▸ **Do this**
Without the pictures, output the lines of the material from the very first through the one that holds "from bokeh.resources import INLINE".

* BEGIN Material provided *

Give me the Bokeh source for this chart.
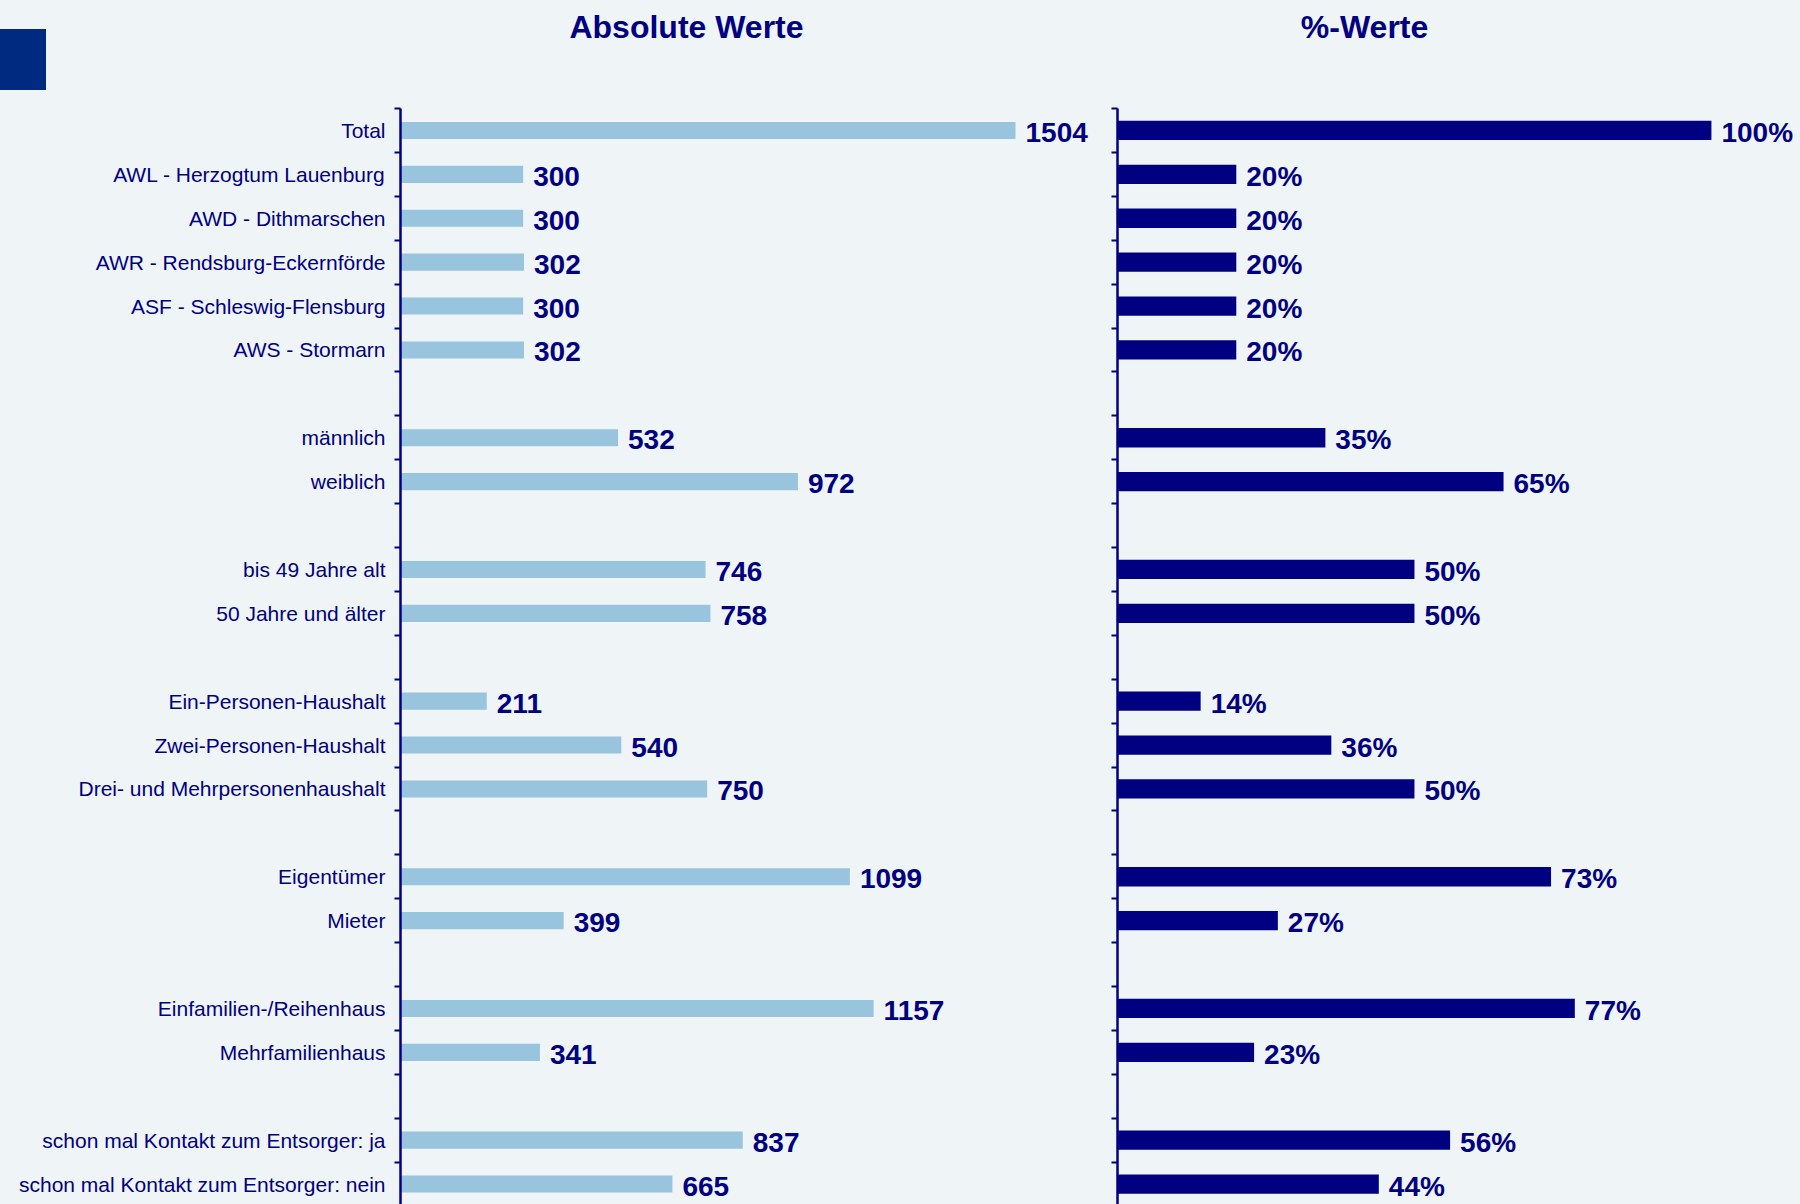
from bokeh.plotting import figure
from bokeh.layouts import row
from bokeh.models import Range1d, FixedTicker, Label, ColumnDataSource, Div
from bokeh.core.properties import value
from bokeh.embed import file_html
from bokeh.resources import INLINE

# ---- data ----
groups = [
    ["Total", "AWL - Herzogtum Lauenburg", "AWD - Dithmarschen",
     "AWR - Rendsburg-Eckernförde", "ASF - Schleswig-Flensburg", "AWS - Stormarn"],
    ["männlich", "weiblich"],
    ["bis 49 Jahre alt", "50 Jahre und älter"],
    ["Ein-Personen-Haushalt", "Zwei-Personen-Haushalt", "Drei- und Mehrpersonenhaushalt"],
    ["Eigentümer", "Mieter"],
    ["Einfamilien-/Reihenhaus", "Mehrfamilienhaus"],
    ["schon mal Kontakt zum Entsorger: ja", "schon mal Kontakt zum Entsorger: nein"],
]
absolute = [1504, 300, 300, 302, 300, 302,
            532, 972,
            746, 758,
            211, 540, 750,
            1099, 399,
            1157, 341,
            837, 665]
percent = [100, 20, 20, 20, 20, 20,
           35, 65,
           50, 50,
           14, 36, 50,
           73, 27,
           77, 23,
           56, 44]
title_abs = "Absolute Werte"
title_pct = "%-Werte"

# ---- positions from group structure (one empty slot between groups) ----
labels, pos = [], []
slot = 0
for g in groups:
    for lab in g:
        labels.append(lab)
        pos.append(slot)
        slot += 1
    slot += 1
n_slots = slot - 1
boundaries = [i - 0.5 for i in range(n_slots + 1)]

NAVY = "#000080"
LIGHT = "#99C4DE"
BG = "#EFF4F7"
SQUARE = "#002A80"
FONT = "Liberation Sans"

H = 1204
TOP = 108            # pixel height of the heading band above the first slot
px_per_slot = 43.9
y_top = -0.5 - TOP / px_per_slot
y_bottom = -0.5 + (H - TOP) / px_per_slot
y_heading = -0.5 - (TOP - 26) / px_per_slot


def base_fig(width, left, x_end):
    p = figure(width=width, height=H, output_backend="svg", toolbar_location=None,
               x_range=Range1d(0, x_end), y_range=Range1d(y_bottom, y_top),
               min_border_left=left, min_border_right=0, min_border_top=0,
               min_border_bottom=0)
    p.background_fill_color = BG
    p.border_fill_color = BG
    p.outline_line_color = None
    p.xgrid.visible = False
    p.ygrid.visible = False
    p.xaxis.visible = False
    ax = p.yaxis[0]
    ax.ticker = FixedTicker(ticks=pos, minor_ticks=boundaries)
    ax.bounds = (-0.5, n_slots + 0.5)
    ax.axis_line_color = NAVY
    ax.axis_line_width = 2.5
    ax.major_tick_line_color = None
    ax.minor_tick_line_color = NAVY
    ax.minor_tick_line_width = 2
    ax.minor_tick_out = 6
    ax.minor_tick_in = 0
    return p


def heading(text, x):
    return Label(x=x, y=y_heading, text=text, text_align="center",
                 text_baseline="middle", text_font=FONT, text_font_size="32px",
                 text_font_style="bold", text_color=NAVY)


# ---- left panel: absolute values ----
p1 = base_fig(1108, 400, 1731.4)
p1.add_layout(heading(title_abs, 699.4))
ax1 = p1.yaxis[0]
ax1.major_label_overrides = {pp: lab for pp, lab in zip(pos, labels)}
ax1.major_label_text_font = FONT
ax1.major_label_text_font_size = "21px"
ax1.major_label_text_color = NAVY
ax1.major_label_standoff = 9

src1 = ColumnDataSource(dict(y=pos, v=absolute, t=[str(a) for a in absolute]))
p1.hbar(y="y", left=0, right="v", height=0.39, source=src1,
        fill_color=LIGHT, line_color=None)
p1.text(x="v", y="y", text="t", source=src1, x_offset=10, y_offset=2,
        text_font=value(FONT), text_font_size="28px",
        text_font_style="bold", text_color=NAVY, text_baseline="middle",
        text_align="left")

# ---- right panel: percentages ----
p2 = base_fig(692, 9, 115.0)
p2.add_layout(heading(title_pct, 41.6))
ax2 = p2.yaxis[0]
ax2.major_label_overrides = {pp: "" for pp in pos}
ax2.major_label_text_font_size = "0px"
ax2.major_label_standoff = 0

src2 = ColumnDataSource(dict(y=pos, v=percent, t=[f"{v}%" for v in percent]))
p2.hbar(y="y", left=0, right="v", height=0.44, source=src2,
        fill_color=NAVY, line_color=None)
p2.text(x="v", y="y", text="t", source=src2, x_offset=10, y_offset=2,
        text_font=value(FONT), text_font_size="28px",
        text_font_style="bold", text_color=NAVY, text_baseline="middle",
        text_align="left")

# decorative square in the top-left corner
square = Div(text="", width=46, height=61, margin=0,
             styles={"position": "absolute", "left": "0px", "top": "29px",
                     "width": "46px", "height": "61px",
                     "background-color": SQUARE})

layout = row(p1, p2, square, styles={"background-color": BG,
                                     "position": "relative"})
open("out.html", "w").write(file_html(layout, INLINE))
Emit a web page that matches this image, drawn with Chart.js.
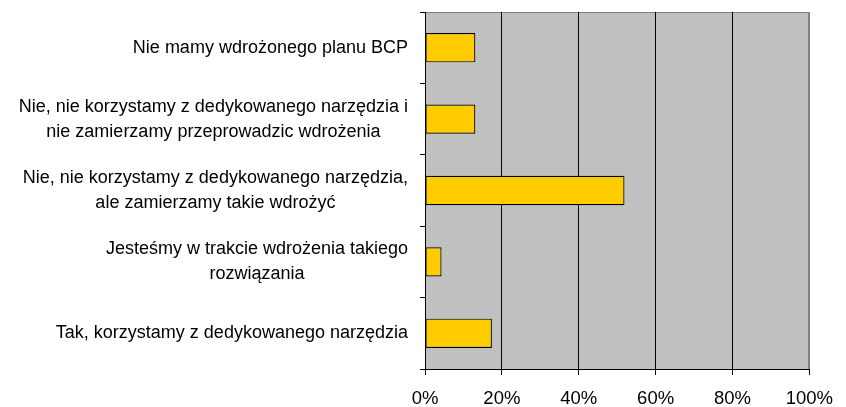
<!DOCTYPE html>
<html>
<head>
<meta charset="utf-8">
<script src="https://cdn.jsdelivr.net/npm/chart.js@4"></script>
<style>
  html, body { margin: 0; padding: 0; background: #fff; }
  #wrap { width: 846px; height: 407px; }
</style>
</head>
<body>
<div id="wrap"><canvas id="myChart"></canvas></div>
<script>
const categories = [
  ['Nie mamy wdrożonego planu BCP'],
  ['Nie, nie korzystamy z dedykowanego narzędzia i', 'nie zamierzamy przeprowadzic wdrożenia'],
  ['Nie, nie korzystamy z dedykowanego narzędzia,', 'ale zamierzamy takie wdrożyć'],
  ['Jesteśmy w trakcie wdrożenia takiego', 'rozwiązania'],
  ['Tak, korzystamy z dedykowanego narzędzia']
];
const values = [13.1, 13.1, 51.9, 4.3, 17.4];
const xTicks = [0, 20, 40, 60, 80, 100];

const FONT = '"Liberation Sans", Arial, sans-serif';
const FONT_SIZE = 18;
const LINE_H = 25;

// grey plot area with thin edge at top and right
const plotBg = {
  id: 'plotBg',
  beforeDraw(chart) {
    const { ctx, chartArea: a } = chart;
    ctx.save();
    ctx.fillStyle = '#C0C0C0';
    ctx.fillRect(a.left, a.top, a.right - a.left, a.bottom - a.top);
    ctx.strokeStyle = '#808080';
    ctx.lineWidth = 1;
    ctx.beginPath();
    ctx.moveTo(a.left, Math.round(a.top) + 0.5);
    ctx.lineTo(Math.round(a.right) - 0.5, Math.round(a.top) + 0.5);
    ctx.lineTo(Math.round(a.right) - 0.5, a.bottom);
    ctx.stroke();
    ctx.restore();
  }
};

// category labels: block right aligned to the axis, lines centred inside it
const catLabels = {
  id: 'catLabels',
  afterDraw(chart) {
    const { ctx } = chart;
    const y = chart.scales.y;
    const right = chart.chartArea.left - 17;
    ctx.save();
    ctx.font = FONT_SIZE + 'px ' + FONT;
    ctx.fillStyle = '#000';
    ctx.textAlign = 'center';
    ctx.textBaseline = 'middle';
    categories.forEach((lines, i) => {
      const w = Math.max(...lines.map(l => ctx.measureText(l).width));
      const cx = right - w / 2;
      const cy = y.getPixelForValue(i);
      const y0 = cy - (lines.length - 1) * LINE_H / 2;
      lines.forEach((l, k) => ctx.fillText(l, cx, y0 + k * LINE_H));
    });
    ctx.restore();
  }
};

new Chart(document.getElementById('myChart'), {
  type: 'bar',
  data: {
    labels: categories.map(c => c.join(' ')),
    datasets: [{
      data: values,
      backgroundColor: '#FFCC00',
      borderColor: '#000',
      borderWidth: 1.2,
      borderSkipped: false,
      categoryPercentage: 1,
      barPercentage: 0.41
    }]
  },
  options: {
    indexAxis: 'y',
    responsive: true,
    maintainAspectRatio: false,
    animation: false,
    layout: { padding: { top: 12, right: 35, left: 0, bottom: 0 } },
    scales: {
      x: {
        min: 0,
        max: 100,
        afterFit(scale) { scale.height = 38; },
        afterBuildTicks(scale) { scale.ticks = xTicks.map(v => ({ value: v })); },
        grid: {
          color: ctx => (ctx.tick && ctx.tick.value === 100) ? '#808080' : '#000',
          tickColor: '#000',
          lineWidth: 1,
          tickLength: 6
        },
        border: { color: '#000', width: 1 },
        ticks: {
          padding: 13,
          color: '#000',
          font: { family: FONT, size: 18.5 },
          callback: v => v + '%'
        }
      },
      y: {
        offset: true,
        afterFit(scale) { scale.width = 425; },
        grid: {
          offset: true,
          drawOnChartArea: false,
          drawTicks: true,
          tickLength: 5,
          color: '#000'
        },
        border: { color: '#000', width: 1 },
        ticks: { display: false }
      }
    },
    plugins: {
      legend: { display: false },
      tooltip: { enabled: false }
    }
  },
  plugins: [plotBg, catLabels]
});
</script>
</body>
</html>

* END Material provided *

▸ **Right answer**
Give me the Bokeh source for this chart.
from bokeh.plotting import figure
from bokeh.layouts import row
from bokeh.models import Range1d, FixedTicker, Label, ColumnDataSource, Div
from bokeh.core.properties import value
from bokeh.embed import file_html
from bokeh.resources import INLINE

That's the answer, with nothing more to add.